What is being asked
Output exactly, and only, the lines from the line containing "Write a component" through the line containing "8500, 8650, 8760];", both included.

[Excerpt from a dataset]
• • • • • • •

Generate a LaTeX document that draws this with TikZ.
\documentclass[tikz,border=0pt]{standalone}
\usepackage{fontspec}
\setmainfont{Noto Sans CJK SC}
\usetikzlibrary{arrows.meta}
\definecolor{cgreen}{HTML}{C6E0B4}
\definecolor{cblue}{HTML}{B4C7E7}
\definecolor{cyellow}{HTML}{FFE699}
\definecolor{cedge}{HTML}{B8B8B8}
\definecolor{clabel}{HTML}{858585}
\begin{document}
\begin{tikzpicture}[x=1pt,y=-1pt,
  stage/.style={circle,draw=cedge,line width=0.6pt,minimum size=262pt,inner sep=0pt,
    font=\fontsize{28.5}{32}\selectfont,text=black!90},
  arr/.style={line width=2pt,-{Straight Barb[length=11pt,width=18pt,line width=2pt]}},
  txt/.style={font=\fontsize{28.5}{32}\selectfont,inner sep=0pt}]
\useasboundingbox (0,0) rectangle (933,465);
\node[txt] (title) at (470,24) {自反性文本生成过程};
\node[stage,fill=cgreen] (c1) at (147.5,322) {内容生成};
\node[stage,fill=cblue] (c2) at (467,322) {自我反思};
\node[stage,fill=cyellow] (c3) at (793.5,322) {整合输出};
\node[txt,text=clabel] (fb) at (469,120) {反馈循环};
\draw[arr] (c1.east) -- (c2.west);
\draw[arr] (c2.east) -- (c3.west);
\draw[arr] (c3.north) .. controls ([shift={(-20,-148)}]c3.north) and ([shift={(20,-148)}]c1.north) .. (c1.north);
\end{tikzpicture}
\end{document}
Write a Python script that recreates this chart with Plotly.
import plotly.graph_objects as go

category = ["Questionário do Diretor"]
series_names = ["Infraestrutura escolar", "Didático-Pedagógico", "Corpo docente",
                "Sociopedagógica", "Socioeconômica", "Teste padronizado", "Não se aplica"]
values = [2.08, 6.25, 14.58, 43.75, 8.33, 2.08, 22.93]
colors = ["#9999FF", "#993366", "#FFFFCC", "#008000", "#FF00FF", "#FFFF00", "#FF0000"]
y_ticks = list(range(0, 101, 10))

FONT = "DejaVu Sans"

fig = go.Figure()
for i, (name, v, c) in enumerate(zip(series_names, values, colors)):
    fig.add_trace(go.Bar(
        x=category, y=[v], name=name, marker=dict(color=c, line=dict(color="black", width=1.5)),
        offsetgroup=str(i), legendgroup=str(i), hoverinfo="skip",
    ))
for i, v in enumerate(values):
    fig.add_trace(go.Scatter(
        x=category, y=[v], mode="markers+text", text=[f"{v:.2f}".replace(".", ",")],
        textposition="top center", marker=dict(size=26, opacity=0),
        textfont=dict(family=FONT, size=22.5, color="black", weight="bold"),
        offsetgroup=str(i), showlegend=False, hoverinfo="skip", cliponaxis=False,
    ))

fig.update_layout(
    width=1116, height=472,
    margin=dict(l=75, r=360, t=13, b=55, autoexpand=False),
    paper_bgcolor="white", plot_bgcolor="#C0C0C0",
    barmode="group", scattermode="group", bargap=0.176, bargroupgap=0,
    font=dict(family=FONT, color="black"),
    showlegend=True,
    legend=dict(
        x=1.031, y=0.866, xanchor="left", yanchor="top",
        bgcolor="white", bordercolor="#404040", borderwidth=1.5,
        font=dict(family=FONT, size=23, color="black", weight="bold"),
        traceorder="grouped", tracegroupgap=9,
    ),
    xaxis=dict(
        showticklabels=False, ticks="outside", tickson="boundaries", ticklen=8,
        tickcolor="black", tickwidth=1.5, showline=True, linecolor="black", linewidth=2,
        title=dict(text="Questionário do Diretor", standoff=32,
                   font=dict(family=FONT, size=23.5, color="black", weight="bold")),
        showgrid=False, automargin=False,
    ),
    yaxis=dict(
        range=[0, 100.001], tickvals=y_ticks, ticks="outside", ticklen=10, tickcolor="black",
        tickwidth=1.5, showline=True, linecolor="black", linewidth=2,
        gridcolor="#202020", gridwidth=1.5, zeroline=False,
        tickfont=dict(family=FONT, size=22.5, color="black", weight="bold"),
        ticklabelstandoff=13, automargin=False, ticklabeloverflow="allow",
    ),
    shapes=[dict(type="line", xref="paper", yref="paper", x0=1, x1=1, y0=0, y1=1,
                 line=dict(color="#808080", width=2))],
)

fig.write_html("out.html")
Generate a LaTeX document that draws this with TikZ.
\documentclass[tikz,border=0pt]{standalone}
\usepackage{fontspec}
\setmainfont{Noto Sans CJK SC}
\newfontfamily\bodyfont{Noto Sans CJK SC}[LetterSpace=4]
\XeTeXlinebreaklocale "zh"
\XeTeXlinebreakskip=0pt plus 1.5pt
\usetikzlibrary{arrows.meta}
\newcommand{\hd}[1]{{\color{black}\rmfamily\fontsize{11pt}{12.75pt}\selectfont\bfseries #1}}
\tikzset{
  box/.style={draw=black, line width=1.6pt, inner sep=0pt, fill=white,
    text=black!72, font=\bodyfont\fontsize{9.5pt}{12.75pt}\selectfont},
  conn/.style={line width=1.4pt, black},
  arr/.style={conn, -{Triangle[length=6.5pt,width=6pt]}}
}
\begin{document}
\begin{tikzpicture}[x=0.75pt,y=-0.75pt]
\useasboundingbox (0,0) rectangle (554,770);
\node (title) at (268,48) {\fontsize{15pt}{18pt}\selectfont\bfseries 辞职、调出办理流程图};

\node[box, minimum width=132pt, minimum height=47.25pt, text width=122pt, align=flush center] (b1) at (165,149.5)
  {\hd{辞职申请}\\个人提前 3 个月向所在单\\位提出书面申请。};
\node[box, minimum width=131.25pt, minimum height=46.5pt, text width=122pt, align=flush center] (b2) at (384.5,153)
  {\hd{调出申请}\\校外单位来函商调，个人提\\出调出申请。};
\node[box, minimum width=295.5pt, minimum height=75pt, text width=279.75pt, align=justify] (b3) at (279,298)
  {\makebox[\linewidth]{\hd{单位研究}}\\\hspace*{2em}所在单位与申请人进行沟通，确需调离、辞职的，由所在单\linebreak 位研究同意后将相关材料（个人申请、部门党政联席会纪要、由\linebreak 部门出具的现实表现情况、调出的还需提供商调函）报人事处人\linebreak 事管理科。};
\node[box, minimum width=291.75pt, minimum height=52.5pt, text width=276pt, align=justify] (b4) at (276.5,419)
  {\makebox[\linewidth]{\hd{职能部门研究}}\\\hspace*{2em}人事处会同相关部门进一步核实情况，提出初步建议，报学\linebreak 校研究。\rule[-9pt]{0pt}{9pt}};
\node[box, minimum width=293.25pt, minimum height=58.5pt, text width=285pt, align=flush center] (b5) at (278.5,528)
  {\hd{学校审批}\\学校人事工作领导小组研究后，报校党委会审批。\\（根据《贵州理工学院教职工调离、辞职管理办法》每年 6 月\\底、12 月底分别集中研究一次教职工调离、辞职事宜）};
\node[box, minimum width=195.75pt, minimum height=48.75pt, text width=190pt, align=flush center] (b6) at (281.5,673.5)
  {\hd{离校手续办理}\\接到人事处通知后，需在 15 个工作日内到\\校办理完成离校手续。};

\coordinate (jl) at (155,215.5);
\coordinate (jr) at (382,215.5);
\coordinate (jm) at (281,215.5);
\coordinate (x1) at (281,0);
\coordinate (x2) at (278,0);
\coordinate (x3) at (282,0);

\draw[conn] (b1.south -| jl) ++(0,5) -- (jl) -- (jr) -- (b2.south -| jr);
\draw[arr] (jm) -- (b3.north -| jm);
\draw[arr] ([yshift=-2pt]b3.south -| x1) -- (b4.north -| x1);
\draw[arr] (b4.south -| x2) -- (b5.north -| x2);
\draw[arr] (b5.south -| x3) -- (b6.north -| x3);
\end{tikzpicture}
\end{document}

• • • • • • •

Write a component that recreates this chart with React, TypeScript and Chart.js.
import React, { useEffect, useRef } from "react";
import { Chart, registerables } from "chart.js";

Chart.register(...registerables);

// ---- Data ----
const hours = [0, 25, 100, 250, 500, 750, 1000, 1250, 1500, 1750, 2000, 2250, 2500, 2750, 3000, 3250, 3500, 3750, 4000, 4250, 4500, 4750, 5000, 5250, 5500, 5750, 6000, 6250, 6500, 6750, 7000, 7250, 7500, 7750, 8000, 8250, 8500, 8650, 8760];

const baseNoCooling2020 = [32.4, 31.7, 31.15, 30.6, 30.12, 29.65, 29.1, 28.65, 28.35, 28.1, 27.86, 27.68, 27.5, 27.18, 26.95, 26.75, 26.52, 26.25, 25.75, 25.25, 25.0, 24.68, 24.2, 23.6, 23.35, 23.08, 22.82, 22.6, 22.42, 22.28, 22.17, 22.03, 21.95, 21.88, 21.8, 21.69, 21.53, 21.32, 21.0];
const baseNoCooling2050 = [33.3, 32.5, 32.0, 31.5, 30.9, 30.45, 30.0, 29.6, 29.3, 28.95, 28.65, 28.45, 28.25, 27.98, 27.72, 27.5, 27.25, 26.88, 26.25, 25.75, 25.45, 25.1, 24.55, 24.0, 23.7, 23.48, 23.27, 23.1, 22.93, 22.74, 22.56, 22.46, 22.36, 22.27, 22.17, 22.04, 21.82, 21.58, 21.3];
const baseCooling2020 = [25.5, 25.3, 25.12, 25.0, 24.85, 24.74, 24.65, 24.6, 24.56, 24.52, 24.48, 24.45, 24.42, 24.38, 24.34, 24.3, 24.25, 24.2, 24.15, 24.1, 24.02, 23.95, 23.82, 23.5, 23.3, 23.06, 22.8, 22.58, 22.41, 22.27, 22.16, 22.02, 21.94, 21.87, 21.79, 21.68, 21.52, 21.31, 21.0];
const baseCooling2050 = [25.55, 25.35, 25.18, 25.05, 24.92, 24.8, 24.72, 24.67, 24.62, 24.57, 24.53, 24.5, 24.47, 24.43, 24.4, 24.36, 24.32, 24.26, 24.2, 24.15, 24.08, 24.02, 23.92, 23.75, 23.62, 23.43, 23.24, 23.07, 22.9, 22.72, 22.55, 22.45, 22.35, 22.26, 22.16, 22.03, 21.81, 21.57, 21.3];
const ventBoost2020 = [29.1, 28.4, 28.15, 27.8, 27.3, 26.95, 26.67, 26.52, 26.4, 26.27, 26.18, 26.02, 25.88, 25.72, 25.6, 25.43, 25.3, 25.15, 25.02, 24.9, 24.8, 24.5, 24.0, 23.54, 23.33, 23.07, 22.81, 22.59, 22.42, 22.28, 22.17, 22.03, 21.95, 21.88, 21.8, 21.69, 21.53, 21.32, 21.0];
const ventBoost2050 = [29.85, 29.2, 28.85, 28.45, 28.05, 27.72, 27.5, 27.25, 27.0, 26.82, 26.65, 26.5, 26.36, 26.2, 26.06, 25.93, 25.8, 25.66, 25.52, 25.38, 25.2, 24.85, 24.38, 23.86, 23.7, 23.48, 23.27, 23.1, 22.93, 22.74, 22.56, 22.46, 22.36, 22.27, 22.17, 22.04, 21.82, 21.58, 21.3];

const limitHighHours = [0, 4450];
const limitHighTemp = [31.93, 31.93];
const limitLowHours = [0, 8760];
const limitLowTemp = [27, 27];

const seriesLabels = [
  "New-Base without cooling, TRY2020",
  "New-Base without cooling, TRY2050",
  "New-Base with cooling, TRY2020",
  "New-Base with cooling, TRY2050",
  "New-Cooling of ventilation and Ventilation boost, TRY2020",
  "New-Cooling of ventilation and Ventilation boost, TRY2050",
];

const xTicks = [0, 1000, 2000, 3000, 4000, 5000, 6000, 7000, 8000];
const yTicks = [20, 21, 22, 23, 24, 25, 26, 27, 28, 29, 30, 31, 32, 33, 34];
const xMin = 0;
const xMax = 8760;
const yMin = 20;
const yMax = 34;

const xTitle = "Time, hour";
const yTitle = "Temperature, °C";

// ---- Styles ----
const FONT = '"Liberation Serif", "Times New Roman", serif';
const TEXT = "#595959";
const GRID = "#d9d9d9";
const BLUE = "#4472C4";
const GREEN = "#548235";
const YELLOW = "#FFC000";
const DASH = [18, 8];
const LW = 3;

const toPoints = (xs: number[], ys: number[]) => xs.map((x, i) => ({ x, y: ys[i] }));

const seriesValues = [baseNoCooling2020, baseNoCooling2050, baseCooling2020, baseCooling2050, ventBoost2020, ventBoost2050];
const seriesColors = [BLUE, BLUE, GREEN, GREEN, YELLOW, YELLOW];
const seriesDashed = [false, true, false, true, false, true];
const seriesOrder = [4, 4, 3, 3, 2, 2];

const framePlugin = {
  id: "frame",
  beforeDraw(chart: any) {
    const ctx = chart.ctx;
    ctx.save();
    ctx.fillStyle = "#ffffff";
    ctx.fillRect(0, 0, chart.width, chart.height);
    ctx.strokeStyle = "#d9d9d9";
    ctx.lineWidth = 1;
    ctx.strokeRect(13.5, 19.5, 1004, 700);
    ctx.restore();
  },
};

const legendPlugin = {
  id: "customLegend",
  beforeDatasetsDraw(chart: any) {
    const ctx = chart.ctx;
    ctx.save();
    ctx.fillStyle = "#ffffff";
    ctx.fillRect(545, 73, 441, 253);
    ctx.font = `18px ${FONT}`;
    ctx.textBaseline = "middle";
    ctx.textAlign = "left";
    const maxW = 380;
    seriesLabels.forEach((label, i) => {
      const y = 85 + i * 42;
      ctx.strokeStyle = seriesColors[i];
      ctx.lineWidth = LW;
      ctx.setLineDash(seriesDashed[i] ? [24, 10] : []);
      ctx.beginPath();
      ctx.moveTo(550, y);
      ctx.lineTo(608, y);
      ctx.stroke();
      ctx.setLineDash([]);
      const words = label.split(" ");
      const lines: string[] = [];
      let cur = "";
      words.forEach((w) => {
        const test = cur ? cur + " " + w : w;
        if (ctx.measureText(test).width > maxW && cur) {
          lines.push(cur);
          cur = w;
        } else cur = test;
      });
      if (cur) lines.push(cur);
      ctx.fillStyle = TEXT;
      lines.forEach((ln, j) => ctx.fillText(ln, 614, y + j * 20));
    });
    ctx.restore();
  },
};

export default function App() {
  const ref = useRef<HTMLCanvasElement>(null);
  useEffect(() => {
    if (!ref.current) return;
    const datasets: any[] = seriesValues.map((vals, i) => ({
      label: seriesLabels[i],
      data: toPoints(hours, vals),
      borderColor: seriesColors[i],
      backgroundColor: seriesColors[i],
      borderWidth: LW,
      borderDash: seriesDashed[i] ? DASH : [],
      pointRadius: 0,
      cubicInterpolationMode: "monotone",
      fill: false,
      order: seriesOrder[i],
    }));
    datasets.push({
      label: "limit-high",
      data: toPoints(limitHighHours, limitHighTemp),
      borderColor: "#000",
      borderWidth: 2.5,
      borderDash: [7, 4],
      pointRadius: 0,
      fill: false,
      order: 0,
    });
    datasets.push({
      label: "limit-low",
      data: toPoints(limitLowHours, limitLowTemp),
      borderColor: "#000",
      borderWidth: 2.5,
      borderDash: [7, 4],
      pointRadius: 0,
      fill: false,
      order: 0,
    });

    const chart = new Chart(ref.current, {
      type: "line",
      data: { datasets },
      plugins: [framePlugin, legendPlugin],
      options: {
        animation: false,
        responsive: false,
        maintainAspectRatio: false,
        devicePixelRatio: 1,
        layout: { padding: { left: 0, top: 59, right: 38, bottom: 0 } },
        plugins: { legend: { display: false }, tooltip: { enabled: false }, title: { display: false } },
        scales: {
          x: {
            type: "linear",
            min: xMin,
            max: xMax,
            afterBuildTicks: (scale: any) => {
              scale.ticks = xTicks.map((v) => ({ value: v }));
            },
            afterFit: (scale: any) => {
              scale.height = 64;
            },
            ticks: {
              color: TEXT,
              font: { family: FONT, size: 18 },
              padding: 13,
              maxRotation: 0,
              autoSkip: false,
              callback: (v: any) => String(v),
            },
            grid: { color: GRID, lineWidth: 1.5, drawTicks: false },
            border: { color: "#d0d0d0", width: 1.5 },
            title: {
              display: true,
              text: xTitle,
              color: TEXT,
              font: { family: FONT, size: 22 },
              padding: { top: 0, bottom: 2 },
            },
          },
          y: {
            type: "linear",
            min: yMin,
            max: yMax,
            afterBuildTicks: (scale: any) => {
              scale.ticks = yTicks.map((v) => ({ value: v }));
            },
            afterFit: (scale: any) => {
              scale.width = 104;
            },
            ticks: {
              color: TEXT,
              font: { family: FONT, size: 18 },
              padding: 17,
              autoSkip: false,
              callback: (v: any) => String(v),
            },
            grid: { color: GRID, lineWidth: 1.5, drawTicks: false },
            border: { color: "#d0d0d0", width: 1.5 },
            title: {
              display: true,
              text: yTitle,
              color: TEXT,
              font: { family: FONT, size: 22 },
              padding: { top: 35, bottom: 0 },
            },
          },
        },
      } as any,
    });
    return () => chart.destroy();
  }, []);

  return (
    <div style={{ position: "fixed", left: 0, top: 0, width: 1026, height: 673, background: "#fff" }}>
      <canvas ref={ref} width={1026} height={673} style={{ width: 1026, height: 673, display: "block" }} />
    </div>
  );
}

• • • • • • •

Exercise solution
Write a component that recreates this chart with React, TypeScript and Chart.js.
import React, { useEffect, useRef } from "react";
import { Chart, registerables } from "chart.js";

Chart.register(...registerables);

// ---- Data ----
const hours = [0, 25, 100, 250, 500, 750, 1000, 1250, 1500, 1750, 2000, 2250, 2500, 2750, 3000, 3250, 3500, 3750, 4000, 4250, 4500, 4750, 5000, 5250, 5500, 5750, 6000, 6250, 6500, 6750, 7000, 7250, 7500, 7750, 8000, 8250, 8500, 8650, 8760];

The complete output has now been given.